Talks fail, Coal India officers to go on strike

CIL is understood to have called off its board meeting on Wednesday at Kolkata, which was for clearing its public private partnership policy.

The country could be looking at an electricity crisis as Coal India’s nearly 18,000 executives on Tuesday said they would be resorting to a three-day strike from Thursday after talks between them and the PSU’s management failed to make any headway.

The Coal Mines Officers Association of India has been demanding an immediate approval of their performance-related pay (PRP) besides implementation of a new pension scheme. While the government can avert the strike by allowing Coal India to disburse the PRP, which is due since 2007 entailing an expenditure of close to Rs 3,000 crore, but it is unwilling as the model code of conduct is in force.

However, what is not understood as to how and why Coal India failed to convince the government since 2007 on the PRP issue.
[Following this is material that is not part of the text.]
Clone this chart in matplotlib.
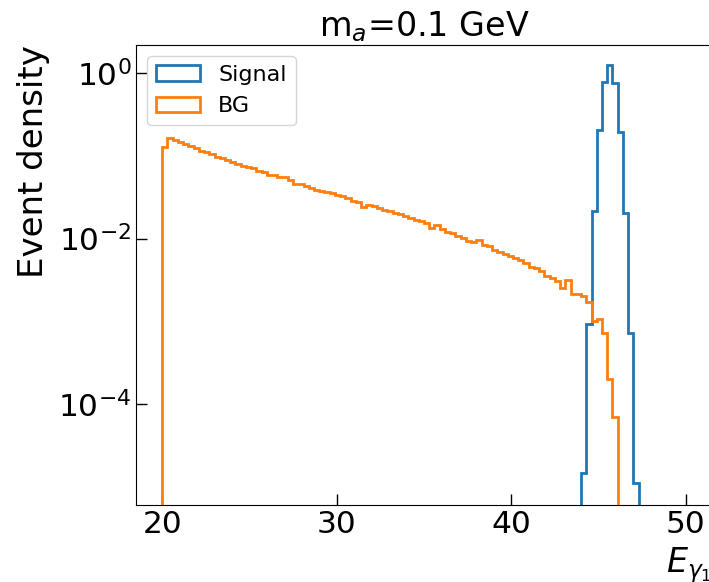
import numpy as np
import matplotlib
matplotlib.use('Agg')
import matplotlib.pyplot as plt
from matplotlib import ticker

# binning: 0.3 GeV bins from 20 to 50
bin_edges = np.round(np.linspace(20, 50, 101), 2)
bin_centers = 0.5 * (bin_edges[:-1] + bin_edges[1:])

# signal density, bins starting at 44.0 GeV
signal_start = 80
signal_vals = [1.44e-5, 9.2e-4, 0.0217, 0.206, 0.79, 1.26, 0.77, 0.196, 0.0202, 7.1e-4, 1.1e-5]

# background density, bins starting at 20.0 GeV
bg_start = 0
bg_vals = [0.1292, 0.1633, 0.1536, 0.1473, 0.1393, 0.1318, 0.1246, 0.1162, 0.1100, 0.1054,
           0.0983, 0.0943, 0.0892, 0.0843, 0.0787, 0.0765, 0.0734, 0.0704, 0.0657, 0.0638,
           0.0595, 0.0587, 0.0555, 0.0560, 0.0511, 0.0457, 0.0451, 0.0438, 0.0409, 0.0387,
           0.0381, 0.0366, 0.0356, 0.0336, 0.0327, 0.0309, 0.0284, 0.0277, 0.0243, 0.0254,
           0.0247, 0.0234, 0.0221, 0.0215, 0.0204, 0.0198, 0.0185, 0.0177, 0.0167, 0.0163,
           0.0154, 0.0133, 0.0146, 0.0130, 0.0121, 0.0117, 0.0107, 0.01005, 0.00933, 0.00915,
           0.00959, 0.00834, 0.00811, 0.00726, 0.00687, 0.00649, 0.00622, 0.00576, 0.00549, 0.00505,
           0.00456, 0.00439, 0.00404, 0.00352, 0.00330, 0.00306, 0.00254, 0.00315, 0.00211, 0.00211,
           0.00203, 0.00172, 0.001003, 0.00106, 0.000712, 0.000197, 6.84e-5]

yticks = [1e-4, 1e-2, 1]

sig_w = np.zeros(len(bin_centers))
sig_w[signal_start:signal_start + len(signal_vals)] = signal_vals
bg_w = np.zeros(len(bin_centers))
bg_w[bg_start:bg_start + len(bg_vals)] = bg_vals

fig = plt.figure(figsize=(7.09, 5.82), dpi=100)
ax = fig.add_axes([0.1918, 0.1318, 0.8124, 0.7909])

ax.hist(bin_centers, bins=bin_edges, weights=sig_w, histtype='step', lw=2,
        color='C0', label='Signal', log=True)
ax.hist(bin_centers, bins=bin_edges, weights=bg_w, histtype='step', lw=2,
        color='C1', label='BG', log=True)

ax.set_xlim(18.5, 51.5)
ax.set_ylim(5.9e-6, 2.2)
ax.set_yticks(yticks)
ax.yaxis.set_minor_locator(ticker.NullLocator())
ax.set_xticks([20, 30, 40, 50])
ax.tick_params(direction='in', length=8, width=1, labelsize=22.5)

# labels sit at the ends of the axes, the x one runs off the canvas like the original
ax.set_ylabel('Event density', fontsize=24.5, loc='top', labelpad=6)
ax.set_xlabel(r'$E_{\gamma_1}$', fontsize=24, loc='right')
ax.set_title(r'm$_a$=0.1 GeV', fontsize=24)
ax.legend(loc='upper left', fontsize=16)

fig.savefig('out.png', dpi=100)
Privately, coal ministry officials say that cliched guidelines issued by the department of public enterprises (DPE) has prevented implementation of the PRP system, but what is clear is that CIL would lose close to 4 million tonne of output in these three days. The coal ministry officers say that the DPE has barred loss making units of the PSU from disbursing the PRP saying it would trigger similar demands from other PSUs.

CIL is understood to have called off its board meeting on Wednesday at Kolkata, which was for clearing its public private partnership policy. 

“We hope that a strike is averted to avoid any fuel supply problem,” NTPC spokesperson said. NTPC is among CIL’s biggest buyers.